Council looking at GPS tracker to avoid police chases

Sep 17, 2014

Buffalo Police may start using a gadget right out of James Bond movies to help get away from potentially-dangerous high-speed chases.

Common Councilmember Richard Fontana was on the edge of a high-speed chase last year and started researching ways to catch crooks without engaging in movie-like chase scenes.

A compressed-air launcher uses a laser to target the fleeing vehicle and then deploys a GPS tag.

The Lovejoy representative found a device which is mounted on a police car that shoots a GPS homing device which sticks to the car being chased. The device uses compressed air to launch and a laser to target the fleeing vehicle. That lets police slow down while the device sends a message saying where the car is.
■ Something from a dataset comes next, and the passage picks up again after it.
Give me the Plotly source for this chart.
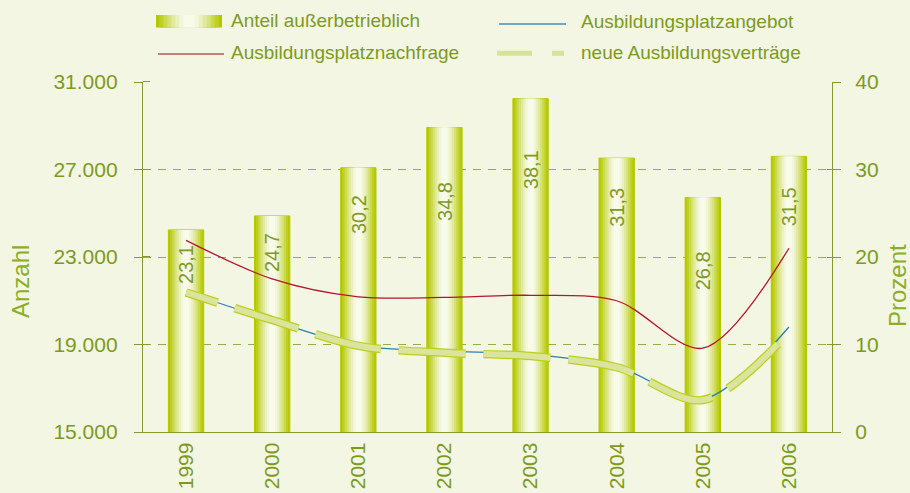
import plotly.graph_objects as go

# ---------------- data ----------------
years = ["1999", "2000", "2001", "2002", "2003", "2004", "2005", "2006"]
anteil = [23.1, 24.7, 30.2, 34.8, 38.1, 31.3, 26.8, 31.5]
anteil_labels = ["23,1", "24,7", "30,2", "34,8", "38,1", "31,3", "26,8", "31,5"]
nachfrage = [23760, 22000, 21180, 21150, 21250, 21000, 18830, 23400]
angebot = [21400, 20100, 18950, 18700, 18550, 18000, 16500, 19800]
vertraege = [21380, 20120, 18940, 18620, 18470, 17960, 16460, 19550]
left_tickvals = [15000, 19000, 23000, 27000, 31000]
left_ticktext = ["15.000", "19.000", "23.000", "27.000", "31.000"]
right_tickvals = [0, 10, 20, 30, 40]
right_ticktext = ["0", "10", "20", "30", "40"]
legend_names = ["Anteil außerbetrieblich", "Ausbildungsplatzangebot",
                "Ausbildungsplatznachfrage", "neue Ausbildungsverträge"]

# ---------------- style ----------------
BG = "#f3f6e3"
AX = "#839a2c"
GRID = "#98ab45"
TXT = "#7d9a1e"
TITLE = "#8cad27"
FONT = "Liberation Sans, Arial, sans-serif"
BAR_COLORS = ["#b4c800", "#bfd022", "#cbd94c", "#d6e277", "#e1e99e",
              "#eaf0c0", "#f2f6da", "#f8faea"]
BAR_WIDTHS = [0.41, 0.37, 0.32, 0.27, 0.22, 0.17, 0.12, 0.07]
LABEL_OFFSET_PX = [35, 37, 47, 74, 71, 49, 73, 50]  # label centre below bar top
DASH = ",".join(["33px", "18px"] + ["67px", "18px"] * 12)

L, R, T, B = 143, 78, 82, 61
W, H = 910, 493
PW, PH = W - L - R, H - T - B


def px(x):
    return (x - L) / PW


def py(y):
    return (H - B - y) / PH


fig = go.Figure()

# bars (percent, primary y on the right) - layered for cylinder gradient
for i, (c, w) in enumerate(zip(BAR_COLORS, BAR_WIDTHS)):
    fig.add_trace(go.Bar(
        x=years, y=anteil, width=w, name=legend_names[0],
        marker=dict(color=c, line=dict(color="#b4c800", width=1 if i == 0 else 0)),
        yaxis="y", hoverinfo="skip" if i else None, showlegend=False))

# lines (count, overlaying y2 on the left)
fig.add_trace(go.Scatter(x=years, y=nachfrage, mode="lines", name=legend_names[2],
                         line=dict(color="#b3162c", width=1.3, shape="spline", smoothing=0.9),
                         yaxis="y2", showlegend=False))
fig.add_trace(go.Scatter(x=years, y=angebot, mode="lines", name=legend_names[1],
                         line=dict(color="#2a7fb2", width=1.3, shape="spline", smoothing=0.9),
                         yaxis="y2", showlegend=False))
fig.add_trace(go.Scatter(x=years, y=vertraege, mode="lines", name=legend_names[3],
                         line=dict(color="#bccf1e", width=8.5, shape="spline", smoothing=0.9, dash=DASH),
                         yaxis="y2", showlegend=False, hoverinfo="skip"))
fig.add_trace(go.Scatter(x=years, y=vertraege, mode="lines", name=legend_names[3],
                         line=dict(color="#dbe49c", width=6, shape="spline", smoothing=0.9, dash=DASH),
                         yaxis="y2", showlegend=False))

annotations = []
for i, (v, lab, off) in enumerate(zip(anteil, anteil_labels, LABEL_OFFSET_PX)):
    annotations.append(dict(x=i, y=v, xref="x", yref="y", text=lab, showarrow=False,
                            textangle=-90, xanchor="center", yanchor="middle", yshift=-off,
                            font=dict(family=FONT, size=20, color="#7f9a25")))

annotations.append(dict(x=px(20), y=py(282), xref="paper", yref="paper", text="Anzahl",
                        showarrow=False, textangle=-90, xanchor="center", yanchor="middle",
                        font=dict(family=FONT, size=24, color=TITLE)))
annotations.append(dict(x=px(897), y=py(286), xref="paper", yref="paper", text="Prozent",
                        showarrow=False, textangle=-90, xanchor="center", yanchor="middle",
                        font=dict(family=FONT, size=24, color=TITLE)))

# ---------------- legend (drawn manually) ----------------
leg_pos = [(229, 21), (579, 22), (229, 52), (579, 52)]
for name, (lx, ly) in zip(legend_names, leg_pos):
    annotations.append(dict(x=px(lx), y=py(ly), xref="paper", yref="paper", text=name,
                            showarrow=False, xanchor="left", yanchor="middle",
                            font=dict(family=FONT, size=19, color=TXT)))

shapes = []
x0, x1, y0, y1 = 156, 222, 15, 27.5
cx = (x0 + x1) / 2
for c, w in zip(BAR_COLORS, BAR_WIDTHS):
    hw = (x1 - x0) / 2 * w / BAR_WIDTHS[0]
    shapes.append(dict(type="rect", xref="paper", yref="paper",
                       x0=px(cx - hw), x1=px(cx + hw), y0=py(y1), y1=py(y0),
                       fillcolor=c, line=dict(width=0)))
shapes.append(dict(type="line", xref="paper", yref="paper", x0=px(499), x1=px(566),
                   y0=py(24), y1=py(24), line=dict(color="#4a8db5", width=1.6)))
shapes.append(dict(type="line", xref="paper", yref="paper", x0=px(158), x1=px(224),
                   y0=py(54), y1=py(54), line=dict(color="#c0505a", width=1.6)))
for a, b in [(497, 532), (552, 564)]:
    shapes.append(dict(type="line", xref="paper", yref="paper", x0=px(a), x1=px(b),
                       y0=py(53.3), y1=py(53.3), line=dict(color="#d8e298", width=5)))

tickfont = dict(family=FONT, size=21, color=TXT)

fig.update_layout(
    width=W, height=H,
    margin=dict(l=L, r=R, t=T, b=B, pad=0, autoexpand=False),
    paper_bgcolor=BG, plot_bgcolor=BG,
    barmode="overlay", showlegend=False,
    font=dict(family=FONT, color=TXT),
    xaxis=dict(type="category", range=[-0.5, 7.5], showline=True, linecolor=AX,
               linewidth=1.3, ticks="", tickangle=-90, tickfont=tickfont, automargin=False,
               showgrid=False, zeroline=False, ticklabelstandoff=1, fixedrange=True),
    yaxis=dict(side="right", range=[0, 40], tickmode="array", tickvals=right_tickvals,
               ticktext=right_ticktext, ticks="outside", ticklen=8, tickcolor=AX,
               tickwidth=1.2, showline=True, linecolor=AX, linewidth=1.3, automargin=False,
               showgrid=False, zeroline=False, tickfont=tickfont, ticklabelstandoff=10,
               minor=dict(tickmode="array", tickvals=[10.0001, 20.0001, 30.0001],
                          showgrid=True, gridcolor=GRID, griddash="8px,7px",
                          gridwidth=1.2, ticks="inside", ticklen=5, tickcolor=AX)),
    yaxis2=dict(side="left", overlaying="y", range=[15000, 31000], tickmode="array",
                tickvals=left_tickvals, ticktext=left_ticktext, ticks="outside",
                ticklen=8, tickcolor=AX, tickwidth=1.2, showline=True, linecolor=AX,
                linewidth=1.3, showgrid=False, zeroline=False, tickfont=tickfont,
                ticklabelstandoff=12, automargin=False,
                minor=dict(tickmode="array",
                           tickvals=[v + 1 for v in left_tickvals[1:]],
                           ticks="inside", ticklen=7, tickcolor=AX, showgrid=False)),
    annotations=annotations,
    shapes=shapes,
)

fig.write_html("out.html", config={"displayModeBar": False},
               post_script="document.body.style.margin='0px';document.body.style.overflow='hidden';")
Niagara Councilmember David Rivera is a retired cop and says those chases are tense.

"One of my first calls in the South District was a high-speed chase in which the police car actually got into an accident. So I understand the need to restrict certain chases and I think the department has a policy for high-speed chases, when to continue and when to break it off. Certainly, public safety is paramount," Rivera says..

Rivera says cops worry about these chases in heavily populated areas of the city with cars coming out of cross streets without knowing what's happening. In two recent incidents, there have been multiple injuries in a chase: two officers in July and seven people in a collision at Delaware and Edward on an afternoon last November.

The devices aren't cheap at $5,000 per unit. The Police Department is being asked to look into the gadgets from StarChase and report back to the Council.